I don’t mean to pass my burden to you but I don’t want to hide any more. I am tired of being afraid that you will find out and scared that putting you in some unfair position will cause you to hate me. It would probably be easier for me if I kept this buried but as I said, I reached my breaking point. It’s my only deceit. I feel damned if I do, damned if I don’t.
I’m going to beat around the bush here because I am humiliated and scared. I don’t want to lose you. I love you and have always loved you. So, let me first say what this is NOT about:
I have not had an affair. I have never had an affair and I do not want to have an affair. I love you and only you. I love you emotionally and sexually. You are it for me and always have been. You are a fantastic wife and an even better mother. This is not about you are anything you have done or not done. I am so afraid of losing you that my guts are in knots.
I am not gay. I do not want a sex-change or anything along those lines. I like being a straight guy. I love being your husband.
I don’t rob banks or kill people, nothing criminal. I think I’m pretty normal, except….
From the time I was 8 years old I have been keeping a secret from the world, and that obviously includes you. I am a cross-dresser. There it is. My one secret out in the open. I thought I would take this to the grave alone. I kind of wish that you knew and were just afraid of embarrassing me but this is not something someone would reasonably suspect of me. (I found out to the contrary)
I am ashamed that I was such a coward that I couldn’t tell you but at various times in my life this part of me has been weak to the point that I thought I was “over it” but it has never been gone. I’ve had 40 years to deal with this and I still don’t know “why” I do it. I can’t and don’t expect you to understand. All I can offer is to be 100% open and answer any questions you might have. I am sure there are hundreds.
You have complete control of where this goes. I took step 1 now you get to own steps 2 through infinity. IF you want to discuss daily or never, that is ok. Participate or not, want see or not see that anything ok. I get no say in this. You can set any boundary condition you want and I’ll respect it and follow it.
I love you more than I can say. I’d die for you.
Her words,"Honey I've known for years.

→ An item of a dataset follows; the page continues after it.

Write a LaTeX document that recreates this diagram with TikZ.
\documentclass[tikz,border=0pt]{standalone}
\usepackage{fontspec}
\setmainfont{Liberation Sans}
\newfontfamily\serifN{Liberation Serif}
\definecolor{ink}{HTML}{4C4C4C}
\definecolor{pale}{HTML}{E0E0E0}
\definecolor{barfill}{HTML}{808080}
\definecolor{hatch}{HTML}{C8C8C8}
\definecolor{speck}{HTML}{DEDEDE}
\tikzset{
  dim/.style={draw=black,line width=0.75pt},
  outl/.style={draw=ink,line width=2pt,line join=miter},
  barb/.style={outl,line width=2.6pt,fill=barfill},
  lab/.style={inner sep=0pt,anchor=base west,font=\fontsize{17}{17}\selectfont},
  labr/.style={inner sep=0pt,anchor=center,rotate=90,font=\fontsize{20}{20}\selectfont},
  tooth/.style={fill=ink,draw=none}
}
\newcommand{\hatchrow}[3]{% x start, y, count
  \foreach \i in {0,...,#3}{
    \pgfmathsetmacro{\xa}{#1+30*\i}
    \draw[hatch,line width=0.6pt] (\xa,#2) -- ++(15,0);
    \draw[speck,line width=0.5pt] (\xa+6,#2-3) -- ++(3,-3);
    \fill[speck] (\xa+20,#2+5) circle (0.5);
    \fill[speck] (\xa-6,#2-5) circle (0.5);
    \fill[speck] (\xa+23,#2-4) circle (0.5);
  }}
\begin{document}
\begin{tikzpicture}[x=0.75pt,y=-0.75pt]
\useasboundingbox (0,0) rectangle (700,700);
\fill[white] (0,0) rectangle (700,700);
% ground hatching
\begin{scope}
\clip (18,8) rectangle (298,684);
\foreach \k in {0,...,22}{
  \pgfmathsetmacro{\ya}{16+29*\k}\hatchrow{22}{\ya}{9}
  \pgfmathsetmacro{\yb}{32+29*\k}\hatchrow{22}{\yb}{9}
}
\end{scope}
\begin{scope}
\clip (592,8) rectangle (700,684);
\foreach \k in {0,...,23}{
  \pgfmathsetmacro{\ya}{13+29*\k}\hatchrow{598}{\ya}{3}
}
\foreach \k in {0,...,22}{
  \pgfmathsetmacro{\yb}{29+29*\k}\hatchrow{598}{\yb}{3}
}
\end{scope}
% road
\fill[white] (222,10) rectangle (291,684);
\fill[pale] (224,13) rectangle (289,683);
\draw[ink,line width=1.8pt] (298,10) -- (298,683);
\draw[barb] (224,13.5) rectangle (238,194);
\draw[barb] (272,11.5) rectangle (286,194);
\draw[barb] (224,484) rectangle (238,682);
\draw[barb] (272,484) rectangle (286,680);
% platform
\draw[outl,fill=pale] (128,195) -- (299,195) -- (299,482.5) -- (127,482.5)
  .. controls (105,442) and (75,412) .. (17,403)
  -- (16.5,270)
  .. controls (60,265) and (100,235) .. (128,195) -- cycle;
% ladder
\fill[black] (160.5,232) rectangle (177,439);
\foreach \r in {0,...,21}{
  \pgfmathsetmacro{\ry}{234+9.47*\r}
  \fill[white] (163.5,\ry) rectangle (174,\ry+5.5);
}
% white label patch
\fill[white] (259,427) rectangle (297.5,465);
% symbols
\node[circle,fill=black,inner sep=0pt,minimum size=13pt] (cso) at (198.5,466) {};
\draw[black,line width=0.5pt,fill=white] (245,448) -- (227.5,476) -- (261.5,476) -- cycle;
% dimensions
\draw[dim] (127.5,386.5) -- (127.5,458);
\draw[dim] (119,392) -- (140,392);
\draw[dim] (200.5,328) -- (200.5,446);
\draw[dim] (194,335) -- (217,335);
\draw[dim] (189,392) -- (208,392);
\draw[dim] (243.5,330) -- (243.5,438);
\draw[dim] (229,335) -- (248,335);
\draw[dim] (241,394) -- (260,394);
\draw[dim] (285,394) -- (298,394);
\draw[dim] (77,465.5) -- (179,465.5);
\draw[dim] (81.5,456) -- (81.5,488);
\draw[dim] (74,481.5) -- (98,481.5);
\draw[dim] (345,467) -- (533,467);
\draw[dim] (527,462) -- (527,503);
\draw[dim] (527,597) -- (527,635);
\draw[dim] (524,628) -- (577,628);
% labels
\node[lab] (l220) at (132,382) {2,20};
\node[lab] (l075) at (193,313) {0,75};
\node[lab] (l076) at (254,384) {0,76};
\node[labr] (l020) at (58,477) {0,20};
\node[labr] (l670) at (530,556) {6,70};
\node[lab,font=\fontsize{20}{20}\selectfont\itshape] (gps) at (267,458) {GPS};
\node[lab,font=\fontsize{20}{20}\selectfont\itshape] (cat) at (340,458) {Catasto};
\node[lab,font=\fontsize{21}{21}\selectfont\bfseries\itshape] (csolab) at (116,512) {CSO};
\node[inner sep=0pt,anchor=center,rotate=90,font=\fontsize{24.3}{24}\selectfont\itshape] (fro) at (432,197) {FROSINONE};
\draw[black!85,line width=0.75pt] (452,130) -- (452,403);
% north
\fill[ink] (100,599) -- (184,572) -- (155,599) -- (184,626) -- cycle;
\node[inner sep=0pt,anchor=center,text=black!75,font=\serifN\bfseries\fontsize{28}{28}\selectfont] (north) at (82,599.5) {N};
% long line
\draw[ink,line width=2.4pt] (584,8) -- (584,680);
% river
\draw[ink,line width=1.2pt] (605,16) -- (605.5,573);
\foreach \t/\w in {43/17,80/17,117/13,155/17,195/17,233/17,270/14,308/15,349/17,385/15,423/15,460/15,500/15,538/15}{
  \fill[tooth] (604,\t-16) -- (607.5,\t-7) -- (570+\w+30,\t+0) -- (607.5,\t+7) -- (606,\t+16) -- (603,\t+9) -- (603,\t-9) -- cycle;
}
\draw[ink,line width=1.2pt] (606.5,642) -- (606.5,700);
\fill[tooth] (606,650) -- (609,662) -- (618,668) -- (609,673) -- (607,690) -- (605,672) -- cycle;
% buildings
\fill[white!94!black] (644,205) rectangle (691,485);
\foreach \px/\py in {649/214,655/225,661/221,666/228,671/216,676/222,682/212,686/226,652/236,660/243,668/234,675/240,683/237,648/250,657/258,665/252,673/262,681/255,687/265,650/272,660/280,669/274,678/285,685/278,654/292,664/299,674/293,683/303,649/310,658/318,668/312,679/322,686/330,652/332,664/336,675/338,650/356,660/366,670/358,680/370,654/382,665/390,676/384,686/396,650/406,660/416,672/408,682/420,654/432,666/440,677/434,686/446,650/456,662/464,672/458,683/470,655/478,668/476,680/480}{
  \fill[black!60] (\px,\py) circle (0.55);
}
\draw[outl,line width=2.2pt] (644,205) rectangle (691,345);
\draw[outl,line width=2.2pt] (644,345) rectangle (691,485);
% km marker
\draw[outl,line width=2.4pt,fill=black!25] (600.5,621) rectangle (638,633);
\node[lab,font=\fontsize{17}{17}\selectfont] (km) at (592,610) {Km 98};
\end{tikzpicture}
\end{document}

It's ok and I am kind of relieved."
Me: "Why relieved?"
Her: "I didn't know if you were gay or wanted a sex change or what."
Me: "How did you know?"
Her: "Every time I came home from being away my clothes were out of place, hung differently, that kind of thing."
Me: "I'll do anything you want, as little or as much as you like but I'd really like to just hang up my things in the closet."
Her: "That's fine, I don't care. I really don't want to share my clothes with you because you'll stretch them out." said laughing. "Any time you need to get away, just tell me and that fine too. I'm not ready to see you dressed yet but I love you."
There was more conversation but she is INCREDIBLE! God I love her.